Two days later was the 'Collaborative and Devised Theatre' morning recall. Same number of people (only one girl from the previous recall day) and we were led to the same room. The panel was different of course. Another opening with some exercise- fun and light hearted – like a skipping rope, which we all jumped through – easy enough – if you have a good sense of timing! I felt comfortable with this panel and had a good time with their exercises. Once warmed up we each took turns to present our ‘Two minute self-devised showing, based on one of three images that we had all been emailed.

I had never prepared such a piece before and took advice from a couple of friends accordingly. It went to plan when I presented it. The brief was as follows: ; ‘You are encouraged to use movement and voice and to work in a dynamic and expressive way. Use this exercise to introduce us to your individual creative choices – we want to see how you express yourself through your work.’

The pieces were wonderfully creative and varied – it was great to see the talent on show and the unusual responses that people had made to such a task. Afterwards we were individually called in to show the panel some speech work and present a review of a play – either spoken or written. Overall I felt that the audition went well.

The results:  a week or so later I got news that I was not going to be offered a place for either strand. This was disappointing as I sensed that I had come far to get to those final stages. I wrote requesting feedback and got these following responses.

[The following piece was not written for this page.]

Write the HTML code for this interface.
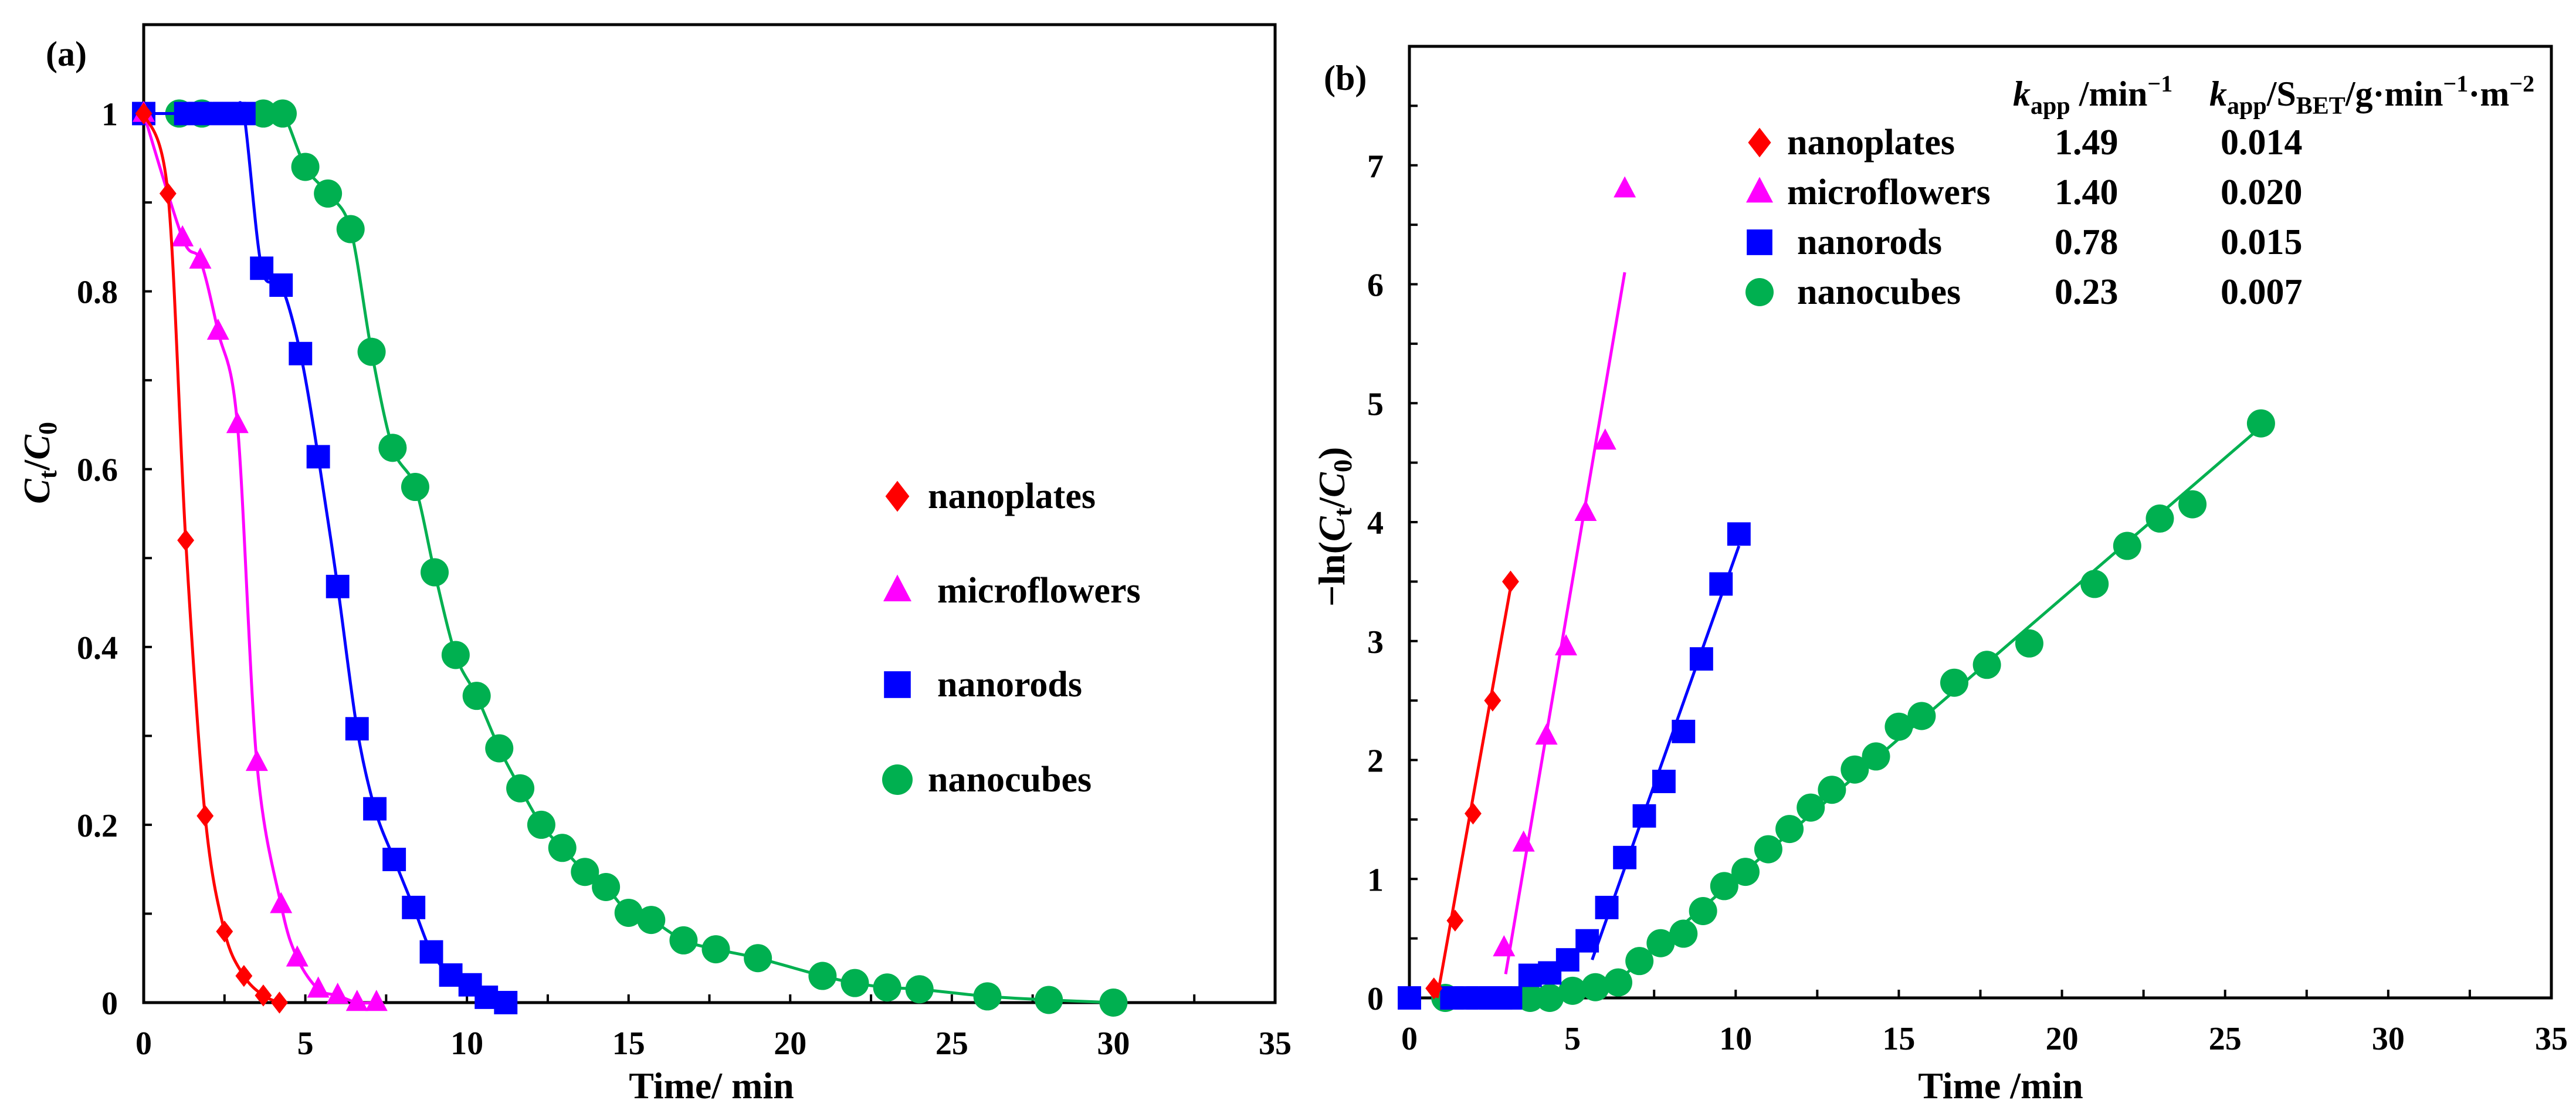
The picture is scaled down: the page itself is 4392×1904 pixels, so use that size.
<!DOCTYPE html>
<html><head><meta charset="utf-8"><style>
html,body{margin:0;padding:0;background:#fff;}
svg{display:block;font-family:"Liberation Serif",serif;font-weight:bold;}
</style></head><body>
<svg id="fig" width="4392" height="1904" viewBox="0 0 4392 1904"></svg>
<script>
// ---------- Panel (a) data ----------
const aSeriesNames = ["nanoplates","microflowers","nanorods","nanocubes"];
const aPlatesT = [0,0.75,1.3,1.9,2.5,3.1,3.7,4.2];
const aPlatesC = [1,0.91,0.52,0.21,0.08,0.03,0.008,0];
const aFlowT = [0,1.2,1.75,2.3,2.9,3.5,4.25,4.75,5.4,6,6.6,7.2];
const aFlowC = [1,0.86,0.835,0.755,0.65,0.27,0.11,0.05,0.015,0.008,0,0];
const aRodT = [0,1.3,1.75,2.1,2.5,2.8,3.1,3.65,4.25,4.85,5.4,6,6.6,7.15,7.75,8.35,8.9,9.5,10.1,10.6,11.2];
const aRodC = [1,1,1,1,1,1,1,0.826,0.807,0.73,0.614,0.468,0.308,0.218,0.161,0.107,0.057,0.031,0.02,0.006,0];
const aCubeT = [1.1,1.8,3.7,4.3,5,5.7,6.4,7.05,7.7,8.4,9,9.65,10.3,11,11.65,12.3,12.95,13.65,14.3,15,15.7,16.7,17.7,19,21,22,23,24,26.1,28,30];
const aCubeC = [1,1,1,1,0.94,0.91,0.87,0.732,0.624,0.58,0.484,0.391,0.345,0.286,0.241,0.2,0.174,0.147,0.13,0.101,0.093,0.07,0.06,0.05,0.03,0.022,0.017,0.015,0.007,0.003,0];
const aXTicks = [0,5,10,15,20,25,30,35];
const aYTicks = [0,0.2,0.4,0.6,0.8,1];
const aYTickLabels = ["0","0.2","0.4","0.6","0.8","1"];

// ---------- Panel (b) data ----------
const bPlatesT = [0.75,1.4,1.95,2.55,3.1];
const bPlatesV = [0.08,0.65,1.55,2.5,3.5];
const bPlatesFitT = [0.85,3.1];
const bPlatesFitV = [0,3.45];
const bFlowT = [2.9,3.5,4.2,4.8,5.4,6,6.6];
const bFlowV = [0.42,1.3,2.2,2.95,4.08,4.68,6.8];
const bFlowFitT = [2.95,6.6];
const bFlowFitV = [0.2,6.1];
const bRodT = [0,1.3,1.75,2.1,2.5,2.8,3.1,3.7,4.3,4.85,5.45,6.05,6.6,7.2,7.8,8.4,8.95,9.55,10.1];
const bRodV = [0,0,0,0,0,0,0,0.19,0.21,0.32,0.48,0.76,1.18,1.53,1.82,2.24,2.85,3.48,3.9];
const bRodFitT = [5.6,10.1];
const bRodFitV = [0.32,3.8];
const bCubeT = [1.1,3.7,4.3,5,5.7,6.4,7.05,7.7,8.4,9,9.65,10.3,11,11.65,12.3,12.95,13.65,14.3,15,15.7,16.7,17.7,19,21,22,23,24,26.1];
const bCubeV = [0,0,0,0.06,0.09,0.13,0.31,0.46,0.54,0.73,0.94,1.06,1.25,1.42,1.6,1.75,1.92,2.03,2.28,2.37,2.65,2.8,2.98,3.48,3.8,4.03,4.15,4.83];
const bCubeFitT = [6.2,26.1];
const bCubeFitV = [0.1,4.8];
const bXTicks = [0,5,10,15,20,25,30,35];
const bYTicks = [0,1,2,3,4,5,6,7];
const bKapp = ["1.49","1.40","0.78","0.23"];
const bKappS = ["0.014","0.020","0.015","0.007"];

const NS="http://www.w3.org/2000/svg";
const svg=document.getElementById('fig');
function mk(tag,attrs,parent){const e=document.createElementNS(NS,tag);for(const k in attrs)e.setAttribute(k,attrs[k]);(parent||svg).appendChild(e);return e;}
const COL={nanoplates:"#ff0000",microflowers:"#ff00ff",nanorods:"#0000ff",nanocubes:"#00b050"};

function marker(g,type,x,y,s){
  const c=COL[type];let e;
  if(type==="nanoplates"){e=mk('polygon',{points:`${x},${y-s*1.1} ${x+s*0.85},${y} ${x},${y+s*1.1} ${x-s*0.85},${y}`,fill:c},g);}
  else if(type==="microflowers"){e=mk('polygon',{points:`${x},${y-s*1.15} ${x+s},${y+s*0.75} ${x-s},${y+s*0.75}`,fill:c},g);}
  else if(type==="nanorods"){e=mk('rect',{x:x-s*0.95,y:y-s*0.95,width:s*1.9,height:s*1.9,fill:c},g);}
  else {e=mk('ellipse',{cx:x,cy:y,rx:s,ry:s,fill:c},g);}
  return e;
}
function smoothPath(pts){
  let d=`M${pts[0][0]},${pts[0][1]}`;
  for(let i=0;i<pts.length-1;i++){
    const p0=pts[i-1]||pts[i],p1=pts[i],p2=pts[i+1],p3=pts[i+2]||p2;
    const t=0.16;
    const c1=[p1[0]+(p2[0]-p0[0])*t,p1[1]+(p2[1]-p0[1])*t];
    const c2=[p2[0]-(p3[0]-p1[0])*t,p2[1]-(p3[1]-p1[1])*t];
    d+=` C${c1[0]},${c1[1]} ${c2[0]},${c2[1]} ${p2[0]},${p2[1]}`;
  }
  return d;
}
function text(g,str,x,y,size,anchor,extra){const t=mk('text',Object.assign({x:x,y:y,'font-size':size,'text-anchor':anchor||'start',fill:'#000'},extra||{}),g);t.textContent=str;return t;}

function axes(g,L,R,T,B,xs,ys,xTicks,yTicks,yLabels,xMinorStep,yMinorStep,xMax,yMax){
  // minor ticks
  for(let v=0;v<=xMax+1e-9;v+=xMinorStep){const X=xs(v);mk('line',{x1:X,x2:X,y1:B,y2:B-14,stroke:'#000','stroke-width':4},g);}
  for(let v=0;v<=yMax+1e-9;v+=yMinorStep){const Y=ys(v);mk('line',{x1:L,x2:L+14,y1:Y,y2:Y,stroke:'#000','stroke-width':4},g);}
  const frame=mk('rect',{x:L,y:T,width:R-L,height:B-T,fill:'none',stroke:'#000','stroke-width':5},g);
  
  
  xTicks.forEach(v=>{const t=text(g,String(v),xs(v),B+88,56,'middle');
    
    });
  yTicks.forEach((v,i)=>{const t=text(g,yLabels[i],L-44,ys(v)+20,56,'end');
    
    });
}

// ================= Panel A =================
(function(){
  const L=245,R=2174,T=42,B=1709;
  const xs=v=>L+(R-L)*v/35, ys=v=>B-(B-T)*v/1.1;
  const g=mk('g',{});
  
  
  axes(g,L,R,T,B,xs,ys,aXTicks,aYTicks,aYTickLabels,2.5,0.1,35,1.1);
  const sets=[["nanocubes",aCubeT,aCubeC,24],["nanorods",aRodT,aRodC,21],["microflowers",aFlowT,aFlowC,19],["nanoplates",aPlatesT,aPlatesC,17]];
  sets.forEach(([name,T2,C,s])=>{
    const sg=mk('g',{},g);
    
    
    const pts=T2.map((t,i)=>[xs(t),ys(C[i])]);
    if(name==="nanocubes") pts.unshift([xs(0),ys(1)]);
    const p=mk('path',{d:smoothPath(pts),fill:'none',stroke:COL[name],'stroke-width':5},sg);
    
    
    T2.forEach((t,i)=>{const m=marker(sg,name,xs(t),ys(C[i]),s);
      
      });
  });
  // legend
  const lg=mk('g',{},g);
  
  
  const rows=[846,1007,1167,1329];
  aSeriesNames.forEach((n,i)=>{
    const m=marker(lg,n,1530,rows[i],n==="nanocubes"?26:24);
    
    
    const t=text(lg,n,n==="nanoplates"||n==="nanocubes"?1582:1598,rows[i]+20,62,'start');
    
    
  });
  const la=text(g,"(a)",78,112,60,'start');
  
  
  const xt=text(g,"Time/ min",1213,1872,64,'middle');
  
  
  const yt=mk('text',{x:0,y:0,'font-size':64,'text-anchor':'middle',transform:'translate(84,789) rotate(-90)'},g);
  
  
  yt.innerHTML='<tspan font-style="italic">C</tspan><tspan font-size="44" dy="12">t</tspan><tspan dy="-12">/</tspan><tspan font-style="italic">C</tspan><tspan font-size="44" dy="12">0</tspan>';
})();

// ================= Panel B =================
(function(){
  const L=2403,R=4350,T=79,B=1701;
  const xs=v=>L+(R-L)*v/35, ys=v=>B-(B-T)*v/8;
  const g=mk('g',{});
  
  
  axes(g,L,R,T,B,xs,ys,bXTicks,bYTicks,bYTicks.map(String),2.5,0.5,35,8);
  const sets=[["nanocubes",bCubeT,bCubeV,bCubeFitT,bCubeFitV,24],["nanorods",bRodT,bRodV,bRodFitT,bRodFitV,21],["microflowers",bFlowT,bFlowV,bFlowFitT,bFlowFitV,19],["nanoplates",bPlatesT,bPlatesV,bPlatesFitT,bPlatesFitV,17]];
  sets.forEach(([name,T2,V,FT,FV,s])=>{
    const sg=mk('g',{},g);
    
    
    const ln=mk('line',{x1:xs(FT[0]),y1:ys(FV[0]),x2:xs(FT[1]),y2:ys(FV[1]),stroke:COL[name],'stroke-width':5},sg);
    
    
    T2.forEach((t,i)=>{const m=marker(sg,name,xs(t),ys(V[i]),s);
      
      });
  });
  const lg=mk('g',{},g);
  
  
  const h1=mk('text',{x:3432,y:180,'font-size':60},lg);
  
  
  h1.innerHTML='<tspan font-style="italic">k</tspan><tspan font-size="42" dy="14">app</tspan><tspan dy="-14"> /min</tspan><tspan font-size="40" dy="-24">−1</tspan>';
  const h2=mk('text',{x:3767,y:180,'font-size':60},lg);
  
  
  h2.innerHTML='<tspan font-style="italic">k</tspan><tspan font-size="42" dy="14">app</tspan><tspan dy="-14">/S</tspan><tspan font-size="42" dy="14">BET</tspan><tspan dy="-14">/g·min</tspan><tspan font-size="40" dy="-24">−1</tspan><tspan dy="24">·m</tspan><tspan font-size="40" dy="-24">−2</tspan>';
  const rows=[243,328,413,498];
  aSeriesNames.forEach((n,i)=>{
    const m=marker(lg,n,3000,rows[i],n==="nanocubes"?24:23);
    
    
    const t=text(lg,n,(n==="nanorods"||n==="nanocubes")?3064:3047,rows[i]+20,62,'start');
    
    
    const v1=text(lg,bKapp[i],3503,rows[i]+20,62,'start');
    
    
    const v2=text(lg,bKappS[i],3786,rows[i]+20,62,'start');
    
    
  });
  const lb=text(g,"(b)",2257,153,60,'start');
  
  
  const xt=text(g,"Time /min",3411,1872,64,'middle');
  
  
  const yt=mk('text',{x:0,y:0,'font-size':64,'text-anchor':'middle',transform:'translate(2292,898) rotate(-90)'},g);
  
  
  yt.innerHTML='−ln(<tspan font-style="italic">C</tspan><tspan font-size="44" dy="12">t</tspan><tspan dy="-12">/</tspan><tspan font-style="italic">C</tspan><tspan font-size="44" dy="12">0</tspan><tspan dy="-12">)</tspan>';
})();
</script>
</body></html>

For Acting for Stage and Screen:

 It was generally felt that your work was interesting, and you were discussed at length. In the end the panel were concerned about your tendency to perform the moment rather than experiencing it - a slightly presentational quality which we felt would be difficult to shift. Actor training is a lot about returning to basics, and much of what we look for in audition is 'heart', vulnerability and the willingness to work from self, rather than something polished or well-presented. We also look for clear ability to shift through directorial notes, and to be prepared to throw everything away and start again.

And for Collaborative and Devised:

You did some lovely work in the audition. We like more mature applicants and felt that you were well prepared. Your devised piece was well constructed and you made bold and appropriate choices. The panel felt you had had good focus and really worked from the painting. However, physically you seem a bit tense and locked and this doesn't help your expressive ability. In the improvisation work you were open but we noted a tendency to force rather than letting things arrive - so you were externally engaged physically but weren't connecting the inner feelings with the outer expression. Your pieces were well prepared but were a little rigid / fixed. You didn't demonstrate a great ability to shift and we questioned your ability to access vulnerability. This goes back to the question of emotional truth - which wasn't really accessed in your work. Sometimes when a candidate has had a certain amount of training or experience elsewhere their work can become a little rigid and a panel will question whether you can benefit from further training or whether we will be able to unlock your patterns: this is what we felt in your case. In addition, you seemed more suited to the stage and screen pathway.

So…some invaluable, if a little scary feedback. I feel happy to have my flaws so concisely identified (as some were in both letters!) This allows me to have clear goals when improving my technique. Plenty of food for thought.